• _DATA FOR THIS TASK_

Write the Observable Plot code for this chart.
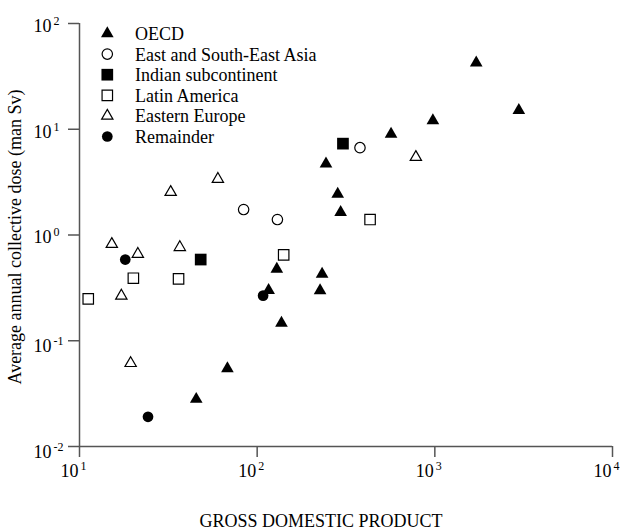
<!DOCTYPE html>
<html>
<head>
<meta charset="utf-8">
<script src="https://cdn.jsdelivr.net/npm/d3@7"></script>
<script src="https://cdn.jsdelivr.net/npm/@observablehq/plot@0.6"></script>
<style>
  html, body { margin: 0; padding: 0; background: #fff; }
  #chart { width: 629px; height: 531px; }
</style>
</head>
<body>
<div id="chart"></div>
<script>
// ---- data ----
const xLabel = "GROSS DOMESTIC PRODUCT";
const yLabel = "Average annual collective dose (man Sv)";
const xTicks = [10, 100, 1000, 10000];
const yTicks = [0.01, 0.1, 1, 10, 100];

const seriesNames = ["OECD", "East and South-East Asia", "Indian subcontinent", "Latin America", "Eastern Europe", "Remainder"];

const oecdGDP  = [1710, 2970, 975, 567, 244, 284, 295, 129, 232, 116, 226, 137, 68, 45.4];
const oecdDose = [42.4, 15.1, 12.1, 9.0, 4.7, 2.44, 1.64, 0.476, 0.427, 0.30, 0.298, 0.147, 0.0546, 0.028];

const asiaGDP  = [379, 83.9, 130];
const asiaDose = [6.7, 1.74, 1.40];

const indiaGDP  = [304, 48.1];
const indiaDose = [7.31, 0.586];

const latinGDP  = [432, 141, 20.1, 36.1, 11.2];
const latinDose = [1.40, 0.649, 0.39, 0.385, 0.249];

const eeGDP  = [782, 60.1, 32.6, 15.2, 36.7, 21.3, 17.2, 19.4];
const eeDose = [5.45, 3.38, 2.54, 0.82, 0.765, 0.66, 0.266, 0.0613];

const remGDP  = [18.1, 108, 24.3];
const remDose = [0.586, 0.267, 0.0191];

// ---- styles per series ----
const styles = [
  {symbol: "triangle", fill: "black", stroke: "none", r: 4.7},
  {symbol: "circle",   fill: "white", stroke: "black", r: 5.2},
  {symbol: "square",   fill: "black", stroke: "none", r: 6.6},
  {symbol: "square",   fill: "white", stroke: "black", r: 5.9},
  {symbol: "triangle", fill: "white", stroke: "black", r: 4.2},
  {symbol: "circle",   fill: "black", stroke: "none", r: 5.35}
];
const seriesData = [
  [oecdGDP, oecdDose], [asiaGDP, asiaDose], [indiaGDP, indiaDose],
  [latinGDP, latinDose], [eeGDP, eeDose], [remGDP, remDose]
].map(([xs, ys]) => xs.map((x, i) => ({gdp: x, dose: ys[i]})));

const drawOrder = [5, 4, 3, 1, 2, 0];

const AXIS = "#555";
const FONT = "'Liberation Serif', 'Times New Roman', serif";
const fmt = d => "10^" + Math.round(Math.log10(d));

const svg = Plot.plot({
  width: 629, height: 531,
  marginTop: 23, marginLeft: 79, marginRight: 17, marginBottom: 85,
  style: {fontFamily: FONT, fontSize: "18px", color: "black", background: "white"},
  x: {type: "log", domain: [10, 10000]},
  y: {type: "log", domain: [0.01, 100]},
  marks: [
    Plot.axisX({ticks: xTicks, tickFormat: fmt, tickSize: 11, tickPadding: 7, label: null, stroke: AXIS, strokeWidth: 1.5}),
    Plot.axisY({ticks: yTicks, tickFormat: fmt, tickSize: 11, tickPadding: 5, label: null, stroke: AXIS, strokeWidth: 1.5}),
    Plot.ruleX([10], {stroke: AXIS, strokeWidth: 1.5}),
    Plot.ruleY([0.01], {stroke: AXIS, strokeWidth: 1.5}),
    ...drawOrder.map(k => Plot.dot(seriesData[k], {
      x: "gdp", y: "dose", symbol: styles[k].symbol, r: styles[k].r,
      fill: styles[k].fill, stroke: styles[k].stroke, strokeWidth: 1.2
    }))
  ]
});

const s = d3.select(svg);
// superscript tick labels
s.selectAll("text").each(function() {
  const t = this.textContent;
  const m = t.match(/^10\^(-?\d+)$/);
  if (!m) return;
  const neg = m[1].startsWith("-");
  const isY = this.closest('g[aria-label="y-axis tick label"]') != null;
  const sel = d3.select(this).text(null).attr("text-anchor", "start");
  sel.append("tspan")
    .attr("dx", isY ? -30 : -19)
    .attr("dy", isY ? (neg ? 5.5 : 2.5) : 0)
    .text("10");
  sel.append("tspan").attr("dx", 2).attr("dy", -7).attr("font-size", 12).text(m[1]);
});

// axis titles
s.append("text")
  .attr("x", 321).attr("y", 527)
  .attr("text-anchor", "middle")
  .attr("font-family", FONT).attr("font-size", 18).attr("fill", "black")
  .text(xLabel);
s.append("text")
  .attr("transform", "translate(21,237) rotate(-90)")
  .attr("text-anchor", "middle")
  .attr("font-family", FONT).attr("font-size", 18).attr("fill", "black")
  .text(yLabel);

// legend
const symMap = {triangle: d3.symbolTriangle, circle: d3.symbolCircle, square: d3.symbolSquare};
const lg = s.append("g").attr("font-family", FONT).attr("font-size", 18).attr("text-anchor", "start");
seriesNames.forEach((name, i) => {
  const st = styles[i];
  const cy = 33.5 + i * 20.6;
  lg.append("path")
    .attr("transform", `translate(107.3,${cy})`)
    .attr("d", d3.symbol(symMap[st.symbol], Math.PI * st.r * st.r)())
    .attr("fill", st.fill).attr("stroke", st.stroke).attr("stroke-width", 1.2);
  lg.append("text").attr("x", 135).attr("y", cy + 6.5).attr("fill", "black").text(name);
});

document.getElementById("chart").appendChild(svg);
</script>
</body>
</html>
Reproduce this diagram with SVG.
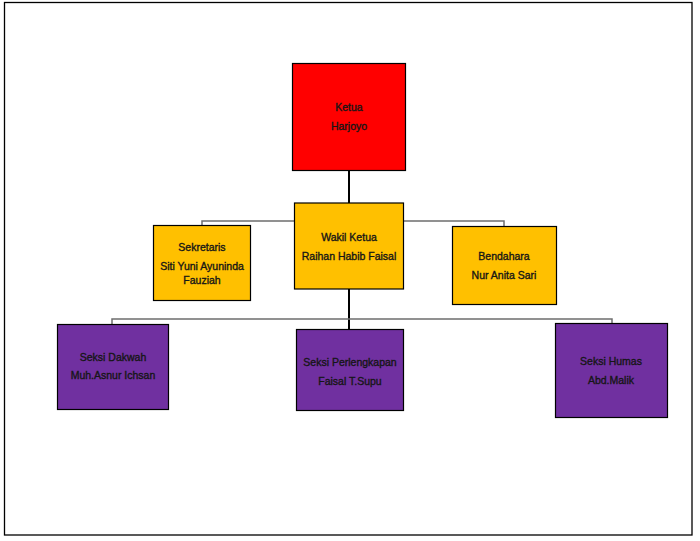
<svg xmlns="http://www.w3.org/2000/svg" width="700" height="541" viewBox="0 0 700 541">
  <style>
    .box { stroke: #000; stroke-width: 1.2; }
    .red { fill: #FF0000; }
    .gold { fill: #FFC000; }
    .purple { fill: #7030A0; }
    .lbl { font-family: "Liberation Sans", Arial, sans-serif; font-size: 10.5px; fill: #161616; stroke: #161616; stroke-width: 0.35; text-anchor: middle; }
    .trunk { stroke: #000; stroke-width: 2; fill: none; }
    .branch { stroke: #6e6e6e; stroke-width: 1.5; fill: none; }
  </style>
  <rect x="0" y="0" width="700" height="541" fill="#fff"/>
  <!-- page frame -->
  <rect x="4.5" y="2.5" width="687.5" height="532.5" fill="none" stroke="#000" stroke-width="1.3"/>

  <g id="connectors">
    <line class="trunk" x1="349" y1="170" x2="349" y2="203"/>
    <line class="trunk" x1="349" y1="289" x2="349" y2="329"/>
    <polyline class="branch" points="202,225 202,221 294,221"/>
    <polyline class="branch" points="403,221 504,221 504,226"/>
    <polyline class="branch" points="112,324 112,319 612,319 612,323"/>
  </g>

  <g id="ketua">
    <rect class="box red" x="292.5" y="63.5" width="113" height="107"/>
    <text class="lbl" x="349" y="111">Ketua</text>
    <text class="lbl" x="349" y="130">Harjoyo</text>
  </g>

  <g id="wakil-ketua">
    <rect class="box gold" x="294.5" y="203" width="109" height="86"/>
    <text class="lbl" x="349" y="241">Wakil Ketua</text>
    <text class="lbl" x="349" y="260">Raihan Habib Faisal</text>
  </g>

  <g id="sekretaris">
    <rect class="box gold" x="153.5" y="225.5" width="97" height="75"/>
    <text class="lbl" x="202" y="251">Sekretaris</text>
    <text class="lbl" x="202" y="270">Siti Yuni Ayuninda</text>
    <text class="lbl" x="202" y="284">Fauziah</text>
  </g>

  <g id="bendahara">
    <rect class="box gold" x="452.5" y="226.5" width="104" height="78"/>
    <text class="lbl" x="504" y="260">Bendahara</text>
    <text class="lbl" x="504" y="279">Nur Anita Sari</text>
  </g>

  <g id="seksi-dakwah">
    <rect class="box purple" x="57.5" y="324.5" width="111" height="85"/>
    <text class="lbl" x="113" y="361">Seksi Dakwah</text>
    <text class="lbl" x="113" y="379">Muh.Asnur Ichsan</text>
  </g>

  <g id="seksi-perlengkapan">
    <rect class="box purple" x="296.5" y="329.5" width="107" height="81"/>
    <text class="lbl" x="350" y="366">Seksi Perlengkapan</text>
    <text class="lbl" x="350" y="385">Faisal T.Supu</text>
  </g>

  <g id="seksi-humas">
    <rect class="box purple" x="555.5" y="323.5" width="112" height="94"/>
    <text class="lbl" x="611" y="365">Seksi Humas</text>
    <text class="lbl" x="611" y="384">Abd.Malik</text>
  </g>
</svg>
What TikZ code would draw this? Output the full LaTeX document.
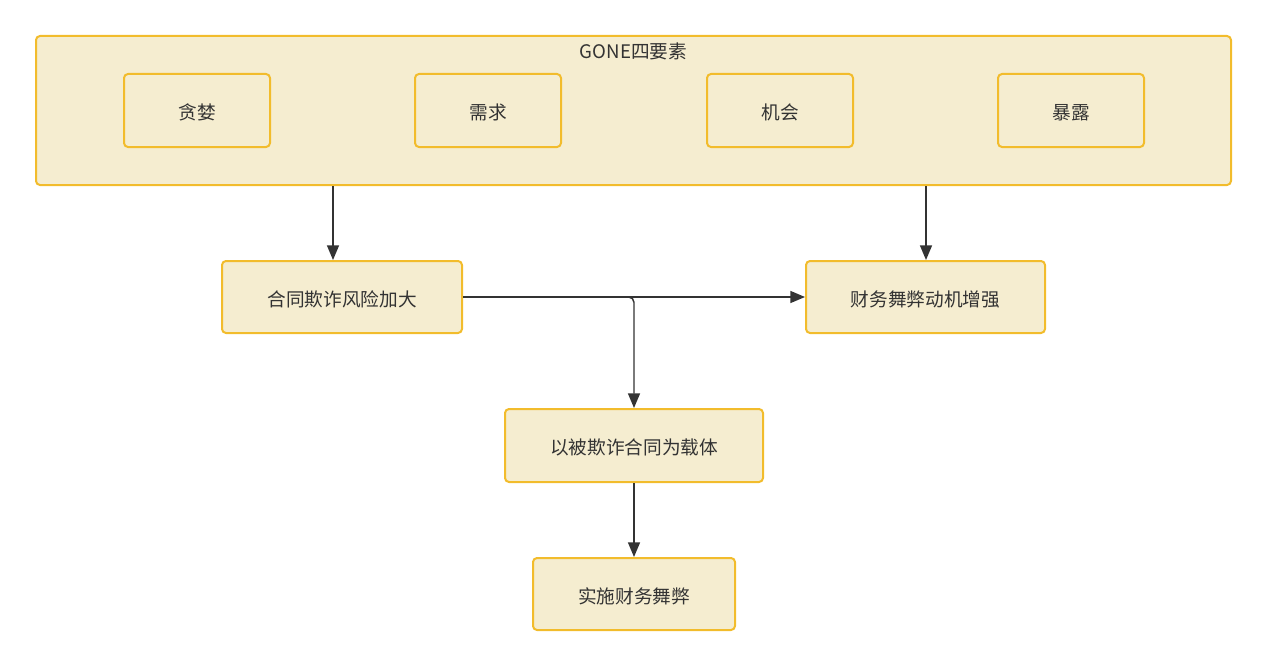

• _PROBLEM REQUIREMENTS_
Repeat, with no pictures, each line from the beginning of the data through the line containing "const remDose = [0.586, 0.267, 0.0191];", inclusive.

• _FINISHED EXERCISE_
Write the Observable Plot code for this chart.
<!DOCTYPE html>
<html>
<head>
<meta charset="utf-8">
<script src="https://cdn.jsdelivr.net/npm/d3@7"></script>
<script src="https://cdn.jsdelivr.net/npm/@observablehq/plot@0.6"></script>
<style>
  html, body { margin: 0; padding: 0; background: #fff; }
  #chart { width: 629px; height: 531px; }
</style>
</head>
<body>
<div id="chart"></div>
<script>
// ---- data ----
const xLabel = "GROSS DOMESTIC PRODUCT";
const yLabel = "Average annual collective dose (man Sv)";
const xTicks = [10, 100, 1000, 10000];
const yTicks = [0.01, 0.1, 1, 10, 100];

const seriesNames = ["OECD", "East and South-East Asia", "Indian subcontinent", "Latin America", "Eastern Europe", "Remainder"];

const oecdGDP  = [1710, 2970, 975, 567, 244, 284, 295, 129, 232, 116, 226, 137, 68, 45.4];
const oecdDose = [42.4, 15.1, 12.1, 9.0, 4.7, 2.44, 1.64, 0.476, 0.427, 0.30, 0.298, 0.147, 0.0546, 0.028];

const asiaGDP  = [379, 83.9, 130];
const asiaDose = [6.7, 1.74, 1.40];

const indiaGDP  = [304, 48.1];
const indiaDose = [7.31, 0.586];

const latinGDP  = [432, 141, 20.1, 36.1, 11.2];
const latinDose = [1.40, 0.649, 0.39, 0.385, 0.249];

const eeGDP  = [782, 60.1, 32.6, 15.2, 36.7, 21.3, 17.2, 19.4];
const eeDose = [5.45, 3.38, 2.54, 0.82, 0.765, 0.66, 0.266, 0.0613];

const remGDP  = [18.1, 108, 24.3];
const remDose = [0.586, 0.267, 0.0191];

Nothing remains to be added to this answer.